Dover, water company settle dispute

Published in the Asbury Park Press

By JEAN MIKLE
TOMS RIVER BUREAU

TOMS RIVER -- Dover Township's battle with United Water Toms River has officially ended.

The state Board of Public Utilities on Tuesday approved a settlement between the township and the water company.

BPU spokesman Eric Hartsfield said the board unanimously approved the settlement, which United Water and the Dover Township Committee had approved in the spring.

The agreement ends Dover's two-year battle with the water company over United's ability to provide a safe and adequate supply of drinking water here.

Under the settlement, United Water has agreed to drill a new well next year with a capacity of 1.4 million gallons per day and to add two more wells, both with a daily capacity of 650,000 gallons, by 2002.

The company will also add storage facilities and has agreed to a yearly review of its performance each January through 2005. United serves about 90,000 people in Dover Township, Berkeley and South Toms River.

"It has monitoring provisions, which the township will follow, pursuant to the agreement," said Committeeman J. Mark Mutter, who was closely involved in negotiations with United. "The settlement that the BPU has ratified is not the end. It's just a beginning."

United Water officials have long insisted that the improvements spelled out in the settlement were always planned. But in August 1997, the Township Committee filed a petition with the BPU, claiming the water company had failed to provide an adequate and safe drinking water supply for the growing township.

The township's petition asked the BPU to order the water company to drill more wells and to increase its storage capacity.

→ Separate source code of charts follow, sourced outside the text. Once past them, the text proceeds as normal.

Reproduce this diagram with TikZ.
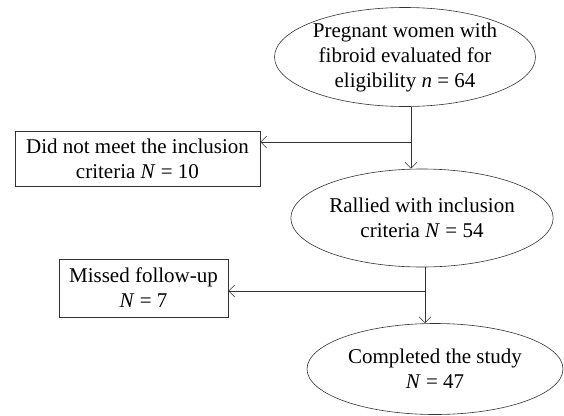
\documentclass[tikz,border=0pt]{standalone}
\usepackage{fontspec}
\setmainfont{Liberation Serif}
\usetikzlibrary{shapes.geometric,arrows.meta}
\begin{document}
\begin{tikzpicture}[x=1pt,y=-1pt]
\tikzset{
    >={Straight Barb[length=6pt,width=12pt]},
    linha/.style={-, semithick, draw=black!80},
    seta/.style={->, semithick, draw=black!80},
    elipse/.style={ellipse, semithick, draw=black!80, inner sep=0pt, align=center,
                   font=\fontsize{21}{25}\selectfont},
    caixa/.style={rectangle, semithick, draw=black!80, inner sep=0pt, align=center,
                  font=\fontsize{21}{25}\selectfont}
}
\useasboundingbox (0,0) rectangle (564,415);

% Etapas
\node[elipse, minimum width=261, minimum height=99] (e1) at (405,57)  {Pregnant women with\\fibroid evaluated for\\eligibility \textit{n} = 64};
\node[elipse, minimum width=252, minimum height=98] (e2) at (422,218) {Rallied with inclusion\\criteria \textit{N} = 54};
\node[elipse, minimum width=256, minimum height=91] (e3) at (435,369) {Completed the study\\\textit{N} = 47};

% Exclusões
\node[caixa, minimum width=245, minimum height=55] (b1) at (137.5,158.5) {Did not meet the inclusion\\criteria \textit{N} = 10};
\node[caixa, minimum width=169, minimum height=58] (b2) at (143.5,288)   {Missed follow-up\\\textit{N} = 7};

% Pontos de ramificação
\coordinate (j1) at (411,142);
\coordinate (j2) at (425,291);

% Ligações
\draw[linha] (e1.south -| j1) -- (j1);
\draw[seta]  (j1) -- (j1 -| b1.east);
\draw[seta]  (j1) -- (e2.north -| j1);
\draw[linha] (e2.south -| j2) -- (j2);
\draw[seta]  (j2) -- (j2 -| b2.east);
\draw[seta]  (j2) -- (e3.north -| j2);
\end{tikzpicture}
\end{document}
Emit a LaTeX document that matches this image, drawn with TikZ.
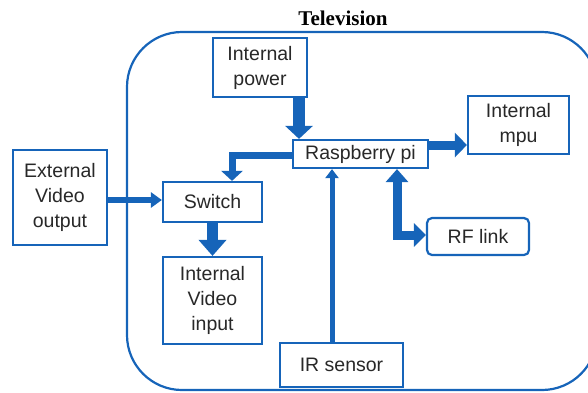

The committee's action followed a warm and dry spring and summer, during which United was forced to institute mandatory restrictions on outdoor water use. The company was also forced to briefly activate two wells that had been off-line for months because the raw well water contained traces of styrene acrylonitrile trimer, a chemical compound related to plastics production.

Hartsfield said the BPU made no decision on another facet of Dover's petition, which asked the board to decide if United has a valid franchise to operate in the township.

The company's original 50-year franchise agreement, granted by the township in 1897, expired in 1947.

Township and water company officials can find no evidence that the agreement was ever renewed. The BPU referred the matter to the state Office of Administrative Law for a decision, Hartsfield said.